> _AVAILABLE DATA_
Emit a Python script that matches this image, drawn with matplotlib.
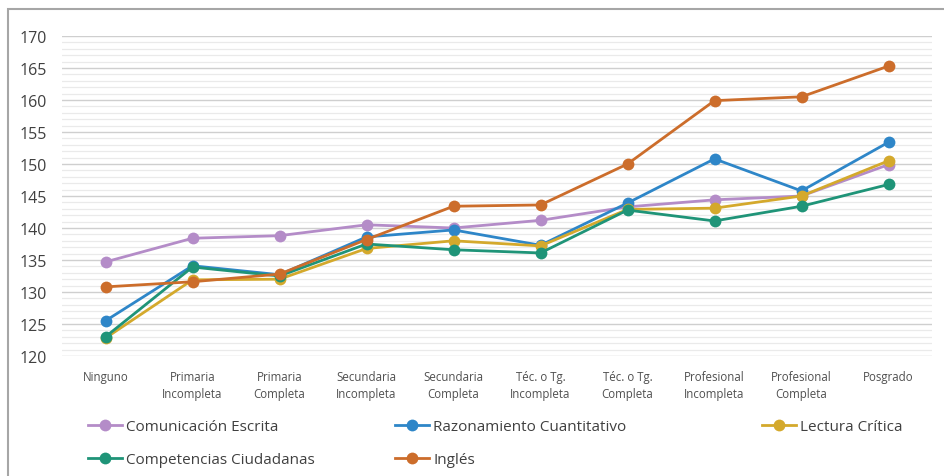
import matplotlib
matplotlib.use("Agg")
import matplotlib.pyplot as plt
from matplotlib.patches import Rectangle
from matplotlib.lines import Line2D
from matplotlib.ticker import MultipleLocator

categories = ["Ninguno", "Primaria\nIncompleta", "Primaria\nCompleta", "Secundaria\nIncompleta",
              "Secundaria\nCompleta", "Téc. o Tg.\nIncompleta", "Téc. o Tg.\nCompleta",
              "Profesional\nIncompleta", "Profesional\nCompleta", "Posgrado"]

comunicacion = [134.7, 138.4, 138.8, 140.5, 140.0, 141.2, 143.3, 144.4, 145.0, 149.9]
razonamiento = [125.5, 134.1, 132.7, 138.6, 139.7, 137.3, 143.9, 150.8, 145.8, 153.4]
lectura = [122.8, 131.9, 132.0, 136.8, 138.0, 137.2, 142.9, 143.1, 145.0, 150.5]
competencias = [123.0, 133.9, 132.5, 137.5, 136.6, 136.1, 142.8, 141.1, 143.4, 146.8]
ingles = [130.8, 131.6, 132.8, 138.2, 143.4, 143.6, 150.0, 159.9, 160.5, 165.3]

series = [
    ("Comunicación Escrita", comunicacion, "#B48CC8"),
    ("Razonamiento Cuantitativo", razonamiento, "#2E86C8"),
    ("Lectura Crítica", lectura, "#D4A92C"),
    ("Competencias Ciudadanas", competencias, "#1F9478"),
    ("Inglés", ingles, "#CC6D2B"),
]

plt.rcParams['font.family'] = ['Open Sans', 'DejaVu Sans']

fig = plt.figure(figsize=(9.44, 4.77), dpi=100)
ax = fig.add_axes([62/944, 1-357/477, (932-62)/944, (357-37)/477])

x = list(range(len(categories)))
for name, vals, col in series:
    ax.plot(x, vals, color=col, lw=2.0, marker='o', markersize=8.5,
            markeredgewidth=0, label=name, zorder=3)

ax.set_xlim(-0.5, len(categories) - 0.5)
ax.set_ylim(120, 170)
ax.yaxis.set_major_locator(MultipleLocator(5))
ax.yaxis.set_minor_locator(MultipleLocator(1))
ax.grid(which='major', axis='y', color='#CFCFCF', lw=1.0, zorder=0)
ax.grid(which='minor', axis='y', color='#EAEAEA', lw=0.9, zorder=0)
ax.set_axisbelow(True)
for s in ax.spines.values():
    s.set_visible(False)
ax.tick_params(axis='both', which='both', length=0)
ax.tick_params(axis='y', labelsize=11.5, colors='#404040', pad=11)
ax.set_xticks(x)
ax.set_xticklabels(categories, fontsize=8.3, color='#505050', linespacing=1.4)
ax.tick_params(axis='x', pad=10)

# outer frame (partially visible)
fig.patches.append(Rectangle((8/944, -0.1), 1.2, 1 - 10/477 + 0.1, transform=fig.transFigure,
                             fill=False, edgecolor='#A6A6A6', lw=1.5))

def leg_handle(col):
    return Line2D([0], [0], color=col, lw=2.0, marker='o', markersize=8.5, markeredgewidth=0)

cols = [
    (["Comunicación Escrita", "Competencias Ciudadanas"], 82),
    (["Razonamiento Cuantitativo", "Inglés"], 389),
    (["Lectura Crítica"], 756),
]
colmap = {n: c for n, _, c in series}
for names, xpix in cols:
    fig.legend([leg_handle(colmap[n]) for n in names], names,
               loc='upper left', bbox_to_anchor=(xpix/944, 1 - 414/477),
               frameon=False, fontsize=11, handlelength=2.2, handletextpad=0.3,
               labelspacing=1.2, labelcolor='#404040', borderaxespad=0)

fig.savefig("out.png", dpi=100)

> _PROBLEM STATEMENT_
Repeat the lines above, starting at the first and stopping after the line that holds "markeredgewidth=0, label=name, zorder=3)", with the pictures left out.

> _RESPONSE_
Emit a Python script that matches this image, drawn with matplotlib.
import matplotlib
matplotlib.use("Agg")
import matplotlib.pyplot as plt
from matplotlib.patches import Rectangle
from matplotlib.lines import Line2D
from matplotlib.ticker import MultipleLocator

categories = ["Ninguno", "Primaria\nIncompleta", "Primaria\nCompleta", "Secundaria\nIncompleta",
              "Secundaria\nCompleta", "Téc. o Tg.\nIncompleta", "Téc. o Tg.\nCompleta",
              "Profesional\nIncompleta", "Profesional\nCompleta", "Posgrado"]

comunicacion = [134.7, 138.4, 138.8, 140.5, 140.0, 141.2, 143.3, 144.4, 145.0, 149.9]
razonamiento = [125.5, 134.1, 132.7, 138.6, 139.7, 137.3, 143.9, 150.8, 145.8, 153.4]
lectura = [122.8, 131.9, 132.0, 136.8, 138.0, 137.2, 142.9, 143.1, 145.0, 150.5]
competencias = [123.0, 133.9, 132.5, 137.5, 136.6, 136.1, 142.8, 141.1, 143.4, 146.8]
ingles = [130.8, 131.6, 132.8, 138.2, 143.4, 143.6, 150.0, 159.9, 160.5, 165.3]

series = [
    ("Comunicación Escrita", comunicacion, "#B48CC8"),
    ("Razonamiento Cuantitativo", razonamiento, "#2E86C8"),
    ("Lectura Crítica", lectura, "#D4A92C"),
    ("Competencias Ciudadanas", competencias, "#1F9478"),
    ("Inglés", ingles, "#CC6D2B"),
]

plt.rcParams['font.family'] = ['Open Sans', 'DejaVu Sans']

fig = plt.figure(figsize=(9.44, 4.77), dpi=100)
ax = fig.add_axes([62/944, 1-357/477, (932-62)/944, (357-37)/477])

x = list(range(len(categories)))
for name, vals, col in series:
    ax.plot(x, vals, color=col, lw=2.0, marker='o', markersize=8.5,
            markeredgewidth=0, label=name, zorder=3)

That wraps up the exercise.